Just as the facsimile became the medium of choice for publications by political exiles with access to telephone technology, so the Web has become a medium for political organizations of social movements that have no political voice...
"What is a Digital Library?" Dædalus Fall 1996. p19.

Henry David Thoreau . Walden (1854)

Our inventions are wont to be pretty toys, which distract our attention from serious things. They are but improved means to an unimproved end, an end which it was already but too easy to arrive at; as railroads lead to Boston or New York. We are in great haste to construct a magnetic telegraph from Maine to Texas; but Maine and Texas, it may be, have nothing important to communicate.

Jorge Luis Borges "The Library of Babel" (1941)

When it was proclaimed that the Library contained all books, the first impression was one of extravagant happiness. All men felt themselves to be the masters of an intact and secret treasure. There was no personal or world problem whose eloquent solution did not exist in some hexagon.

... As was natural, this inordinate hope was followed by an excessive depression. The certitude that some shelf in some hexagon held precious books and that these precious books were inaccessible, seemed almost intolerable.

Stanislaw Lem Imaginary Magnitude (1981)

Are we not threatened with a flood of information? And is this not the monstrousness of it, that it crushes beauty by means of beauty, and annihilates truth by means of truth? For the sound of a million Shakespeares would produce the very same furious din and hubbub as the sound of a herd of prairie buffalo or sea billows. Such vastly multiplied content in collision brings no credit to thought, but rather its destruction.

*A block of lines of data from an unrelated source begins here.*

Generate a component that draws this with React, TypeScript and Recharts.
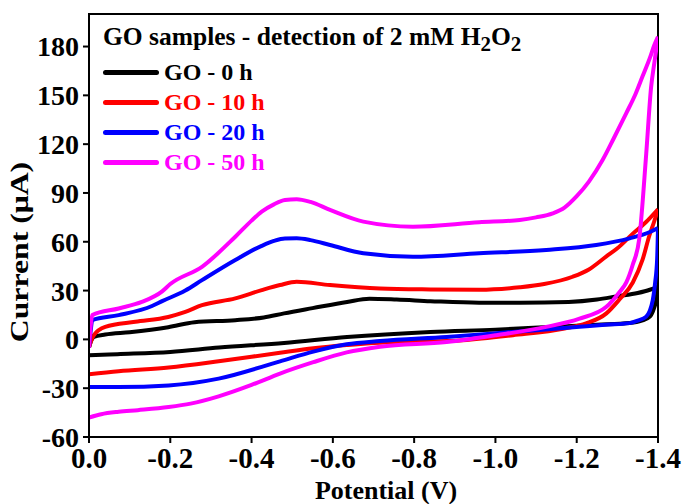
import React from 'react';
import { LineChart, Line, XAxis, YAxis, ReferenceArea } from 'recharts';

// each voltammogram = forward scan (0 -> -1.4 V) + return scan (-1.4 -> 0 V)
const go0ForwardE = [0, -0.005, -0.012, -0.04, -0.1, -0.195, -0.26, -0.36, -0.43, -0.48, -0.55, -0.635, -0.69, -0.757, -0.84, -0.96, -1.06, -1.18, -1.25, -1.3, -1.35, -1.38, -1.4];
const go0ForwardI = [-5, -1, 1.5, 3, 4.4, 7.5, 10.6, 11.8, 13.5, 16, 19.2, 23, 25, 24.5, 23.5, 22.5, 22.5, 23, 24.5, 26.5, 28.5, 30.5, 32.5];
const go0ReturnE = [-1.4, -1.397, -1.39, -1.38, -1.36, -1.33, -1.25, -1.15, -1.0, -0.84, -0.635, -0.48, -0.32, -0.2, -0.07, 0];
const go0ReturnI = [32.5, 26, 19, 14, 11.5, 10, 9, 7.8, 6, 4.6, 1.5, -2.2, -5, -7.7, -9.1, -9.8];

const go10ForwardE = [0, -0.005, -0.012, -0.04, -0.114, -0.195, -0.237, -0.278, -0.36, -0.425, -0.47, -0.511, -0.593, -0.716, -0.84, -0.96, -1.06, -1.12, -1.19, -1.23, -1.273, -1.3, -1.338, -1.37, -1.4];
const go10ForwardI = [-5, -1, 2.6, 7.7, 10.8, 13.8, 16.9, 21, 25.2, 30.3, 33.4, 35.4, 33.4, 31.3, 30.7, 30.5, 32, 34, 38.5, 43, 51, 56, 65, 72, 80];
const go10ReturnE = [-1.4, -1.39, -1.379, -1.362, -1.338, -1.305, -1.273, -1.223, -1.17, -1.043, -0.92, -0.8, -0.716, -0.634, -0.552, -0.47, -0.319, -0.196, -0.073, 0];
const go10ReturnI = [80, 72, 64, 49, 35, 24.5, 16, 9.8, 6.7, 2.6, -0.5, -1.5, -2, -3.5, -5.5, -8.2, -13.5, -17.3, -19.6, -21.5];

const go20ForwardE = [0, -0.004, -0.008, -0.073, -0.155, -0.18, -0.237, -0.278, -0.36, -0.425, -0.455, -0.482, -0.511, -0.545, -0.593, -0.675, -0.797, -0.96, -1.125, -1.248, -1.33, -1.38, -1.4];
const go20ForwardI = [-5, 5, 11.8, 14.9, 20.5, 23.5, 30, 36.4, 48.8, 57.5, 60.5, 62, 62.1, 61, 58, 52.9, 50.8, 52.9, 55, 58, 62.1, 66, 68.5];
const go20ReturnE = [-1.4, -1.398, -1.393, -1.387, -1.371, -1.35, -1.33, -1.27, -1.207, -1.043, -0.88, -0.716, -0.634, -0.552, -0.47, -0.319, -0.196, -0.073, 0];
const go20ReturnI = [68.5, 50, 35, 24, 14, 11.5, 10, 9, 7.7, 4.6, 1.5, -1, -3, -7.5, -13.5, -24.1, -28.3, -29.3, -29.3];

const go50ForwardE = [0, -0.004, -0.008, -0.073, -0.13, -0.18, -0.2, -0.278, -0.36, -0.4, -0.425, -0.455, -0.482, -0.511, -0.545, -0.593, -0.675, -0.797, -0.96, -1.06, -1.1, -1.141, -1.17, -1.2, -1.23, -1.264, -1.29, -1.322, -1.345, -1.362, -1.38, -1.391, -1.4];
const go50ForwardI = [-5, 8, 14.9, 19, 23, 29.5, 34, 44.6, 63.1, 73, 78.5, 83, 85.7, 86.2, 84.5, 79.6, 72.4, 69.3, 72, 73.4, 75, 77.5, 81, 88, 97, 110.4, 123, 139.1, 151, 161.7, 173, 181, 186];
const go50ReturnE = [-1.4, -1.391, -1.383, -1.371, -1.354, -1.338, -1.322, -1.305, -1.273, -1.207, -1.125, -1.002, -0.88, -0.716, -0.634, -0.552, -0.47, -0.4, -0.319, -0.25, -0.196, -0.12, -0.073, -0.03, 0];
const go50ReturnI = [186, 170, 155, 114, 62, 46, 35, 29, 20, 12.8, 7.7, 2.6, -1.6, -4.5, -8, -14, -21, -28, -35, -39.5, -41.6, -43.5, -44.5, -46, -48];

const seriesNames = ['GO - 0 h', 'GO - 10 h', 'GO - 20 h', 'GO - 50 h'];
const seriesColors = ['#000000', '#ff0000', '#0000ff', '#ff00ff'];
const xTicks = [0, -0.2, -0.4, -0.6, -0.8, -1.0, -1.2, -1.4];
const yTicks = [-60, -30, 0, 30, 60, 90, 120, 150, 180];

const toPoints = (xs: number[], ys: number[]) => xs.map((x, i) => ({ x, y: ys[i] }));

const scans = [
  [toPoints(go0ForwardE, go0ForwardI), toPoints(go0ReturnE, go0ReturnI)],
  [toPoints(go10ForwardE, go10ForwardI), toPoints(go10ReturnE, go10ReturnI)],
  [toPoints(go20ForwardE, go20ForwardI), toPoints(go20ReturnE, go20ReturnI)],
  [toPoints(go50ForwardE, go50ForwardI), toPoints(go50ReturnE, go50ReturnI)],
];

const FONT = '"Liberation Serif", "Times New Roman", serif';

const xTickStyle = { fill: '#000', fontSize: 29, fontWeight: 'bold' as const, fontFamily: FONT };
const yTickStyle = { fill: '#000', fontSize: 28, fontWeight: 'bold' as const, fontFamily: FONT };

const LegendBox = () => (
  <div style={{ position: 'absolute', left: 103, top: 22, fontFamily: FONT, fontWeight: 'bold', color: '#000', whiteSpace: 'nowrap' }}>
    <div style={{ fontSize: 25.5, lineHeight: '30px', height: 35 }}>
      GO samples - detection of 2 mM H<sub style={{ fontSize: 21, lineHeight: 0 }}>2</sub>O<sub style={{ fontSize: 21, lineHeight: 0 }}>2</sub>
    </div>
    {seriesNames.map((name, i) => (
      <div key={name} style={{ display: 'flex', alignItems: 'center', height: 30 }}>
        <span style={{ display: 'inline-block', width: 56, height: 5, background: seriesColors[i], borderRadius: 2.5, marginRight: 5 }} />
        <span style={{ fontSize: 24, color: seriesColors[i] }}>{name}</span>
      </div>
    ))}
  </div>
);

export default function App() {
  return (
    <div style={{ position: 'absolute', left: 0, top: 0, width: 682, height: 504, background: '#fff' }}>
      <LineChart width={682} height={504} margin={{ top: 14, right: 24, bottom: 0, left: 0 }}>
        <XAxis
          dataKey="x"
          type="number"
          domain={[-1.4, 0]}
          reversed
          ticks={xTicks}
          interval={0}
          tickFormatter={(v: number) => v.toFixed(1)}
          allowDataOverflow
          height={67}
          stroke="#000"
          strokeWidth={2}
          tickSize={6}
          tickMargin={4}
          tick={xTickStyle}
          label={{
            content: () => (
              <text x={386} y={499} textAnchor="middle" fontFamily={FONT} fontWeight="bold" fontSize={26} fill="#000">
                Potential (V)
              </text>
            ),
          }}
        />
        <YAxis
          type="number"
          domain={[-60, 200]}
          ticks={yTicks}
          interval={0}
          allowDataOverflow
          width={89}
          stroke="#000"
          strokeWidth={2}
          tickSize={6}
          tickMargin={4}
          tick={yTickStyle}
          label={{
            content: () => (
              <text transform="translate(28,252) rotate(-90) scale(1.22,1)" textAnchor="middle" fontFamily={FONT} fontWeight="bold" fontSize={26} fill="#000">
                Current (μA)
              </text>
            ),
          }}
        />
        <ReferenceArea x1={-1.4} x2={0} y1={-60} y2={200} fill="none" stroke="#000" strokeWidth={2} ifOverflow="visible" />
        {scans.flatMap((pair, i) =>
          pair.map((data, j) => (
            <Line
              key={`${seriesNames[i]}-${j}`}
              data={data}
              dataKey="y"
              name={seriesNames[i]}
              type="monotone"
              stroke={seriesColors[i]}
              strokeWidth={4}
              strokeLinejoin="round"
              dot={false}
              activeDot={false}
              isAnimationActive={false}
            />
          ))
        )}
      </LineChart>
      <LegendBox />
    </div>
  );
}
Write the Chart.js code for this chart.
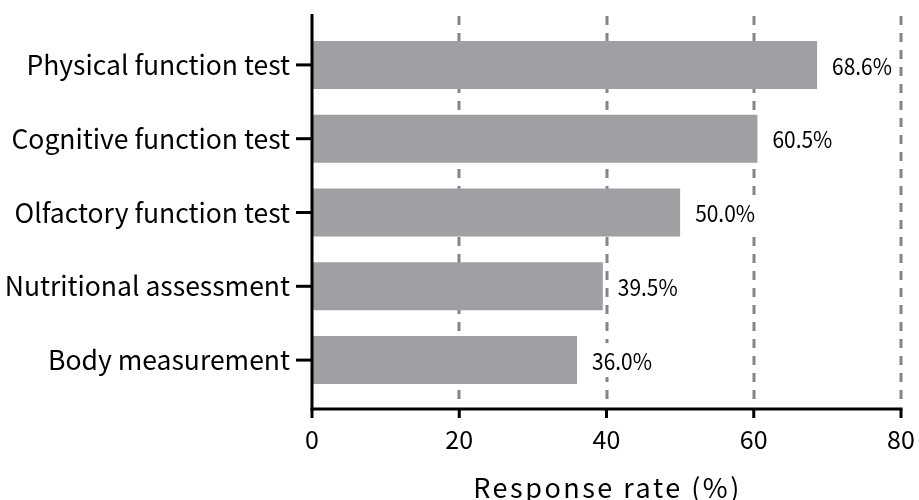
<!DOCTYPE html>
<html><head><meta charset="utf-8">
<script src="https://cdn.jsdelivr.net/npm/chart.js@4.4.0/dist/chart.umd.min.js"></script>
<style>html,body{margin:0;padding:0;background:#fff;}#wrap{width:919px;height:500px;}</style>
</head><body><div id="wrap"><canvas id="c" width="919" height="500"></canvas></div>
<script>
const categories = ["Physical function test","Cognitive function test","Olfactory function test","Nutritional assessment","Body measurement"];
const values = [68.6, 60.5, 50.0, 39.5, 36.0];
const xTicks = [0, 20, 40, 60, 80];
const axisTitle = "Response rate (%)";
const FONT = "'Noto Sans CJK JP', 'Noto Sans', sans-serif";

const EXT_TOP = 14, EXT_BOTTOM = 12;

const axesPlugin = {
  id: 'axesPlugin',
  beforeDatasetsDraw(chart) {
    const {ctx, chartArea: a, scales: {x}} = chart;
    ctx.save();
    ctx.strokeStyle = '#858585';
    ctx.lineWidth = 3;
    ctx.setLineDash([9, 8]);
    xTicks.slice(1).forEach(v => {
      const px = Math.round(x.getPixelForValue(v));
      ctx.beginPath();
      ctx.moveTo(px, a.top - EXT_TOP + 2);
      ctx.lineTo(px, a.bottom + EXT_BOTTOM - 2);
      ctx.stroke();
    });
    ctx.restore();
  },
  afterDatasetsDraw(chart) {
    const {ctx, chartArea: a, scales: {x, y}} = chart;
    ctx.save();
    ctx.strokeStyle = '#000';
    ctx.lineWidth = 3;
    ctx.setLineDash([]);
    const x0 = x.getPixelForValue(0);
    const yb = a.bottom + EXT_BOTTOM;
    ctx.beginPath();
    ctx.moveTo(x0, a.top - EXT_TOP);
    ctx.lineTo(x0, yb + 1.5);
    ctx.stroke();
    ctx.beginPath();
    ctx.moveTo(x0 - 1.5, yb);
    ctx.lineTo(x.getPixelForValue(80) + 1.5, yb);
    ctx.stroke();
    xTicks.forEach(v => {
      const px = x.getPixelForValue(v);
      ctx.beginPath();
      ctx.moveTo(px, yb);
      ctx.lineTo(px, yb + 9);
      ctx.stroke();
    });
    categories.forEach((c, i) => {
      const py = y.getPixelForValue(i);
      ctx.beginPath();
      ctx.moveTo(x0 - 16, py);
      ctx.lineTo(x0, py);
      ctx.stroke();
    });
    // value labels (slightly condensed) on white boxes
    const meta = chart.getDatasetMeta(0);
    const SX = 0.91;
    ctx.font = "23px " + FONT;
    ctx.textBaseline = 'middle';
    ctx.textAlign = 'left';
    meta.data.forEach((bar, i) => {
      const txt = values[i].toFixed(1) + '%';
      const w = ctx.measureText(txt).width * SX;
      ctx.fillStyle = '#fff';
      ctx.fillRect(bar.x + 11, bar.y - 17, w + 8, 34);
      ctx.save();
      ctx.fillStyle = '#000';
      ctx.translate(bar.x + 15, bar.y + 1);
      ctx.scale(SX, 1);
      ctx.fillText(txt, 0, 0);
      ctx.restore();
    });
    // axis title with letter spacing
    ctx.fillStyle = '#000';
    ctx.font = "27px " + FONT;
    ctx.textAlign = 'center';
    ctx.letterSpacing = '2.5px';
    ctx.fillText(axisTitle, (x.left + x.right) / 2 + 1, 488);
    ctx.restore();
  }
};

new Chart(document.getElementById('c'), {
  type: 'bar',
  data: {
    labels: categories,
    datasets: [{ data: values, backgroundColor: '#a09fa4', borderWidth: 0, barPercentage: 0.65, categoryPercentage: 1.0 }]
  },
  options: {
    indexAxis: 'y',
    responsive: false,
    animation: false,
    events: [],
    layout: { padding: { top: 28, right: 18, left: 0, bottom: 0 } },
    plugins: { legend: { display: false }, tooltip: { enabled: false } },
    scales: {
      x: {
        type: 'linear', min: 0, max: 80,
        afterBuildTicks(s) { s.ticks = xTicks.map(v => ({value: v})); },
        afterFit(s) { s.height = 103; s.paddingLeft = 0; s.paddingRight = 0; },
        grid: { display: false, drawTicks: false },
        border: { display: false },
        ticks: { color: '#000', font: { family: FONT, size: 25 }, padding: 27 }
      },
      y: {
        afterFit(s) { s.width = 312; s.paddingTop = 0; s.paddingBottom = 0; },
        grid: { display: false, drawTicks: false },
        border: { display: false },
        ticks: { color: '#000', font: { family: FONT, size: 26.5 }, padding: 22 }
      }
    }
  },
  plugins: [axesPlugin]
});
</script></body></html>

When faced with such a fate, is not Silence alone the redeeming Ark of the Covenant between the Creator and the Reader, since the Creator gains merit by refraining from spinning out just any old content, and the Reader gains it by praising such manifest self-denial?
Kurt Andersen. "The Age of Unreason" New Yorker (2/3/1997)

This laissez-faire ultra-populism finds its perfect medium in the Internet. Not only is every citizen entitled to his or her opinion but he or she is entitled to deliver it instantaneously, studded with chunks of fake information, to the whole world.

...[One site] contains dozens of dense, competently written reports on subjects as various as the Hale-Bopp coment, AIDS, and TWA flight 800, and its frequently updated pages look as professional as those of brand-name news-media sites; the articles assert, however, that the comet may be travelling alongside "a gigantic spacecraft," that H.I.V. grew out of a "U.S. biowarfare program," and that Flight 800 was brought down by "a rift in the space-time continuum."

Thanks to the Web, amateurism and spuriousness no longer need look amateurish or spurious.

Joseph Bernstein. Alienated, Alone And Angry (2019)

Here is the most alienating fact about the Digital Nation we live in: It incentivizes forms of engagement that make Americans feel less empowered and more alone than ever, to the benefit of very few. It seizes some of the best, noblest human instincts -- to share, to know, to connect, to belong -- and harnesses them to a degrading system of profit. Anesthetization to these conditions is dangerous. Cynicism and powerlessness are the hallmarks of another form of digital life, an authoritarian one Americans should badly want to avoid.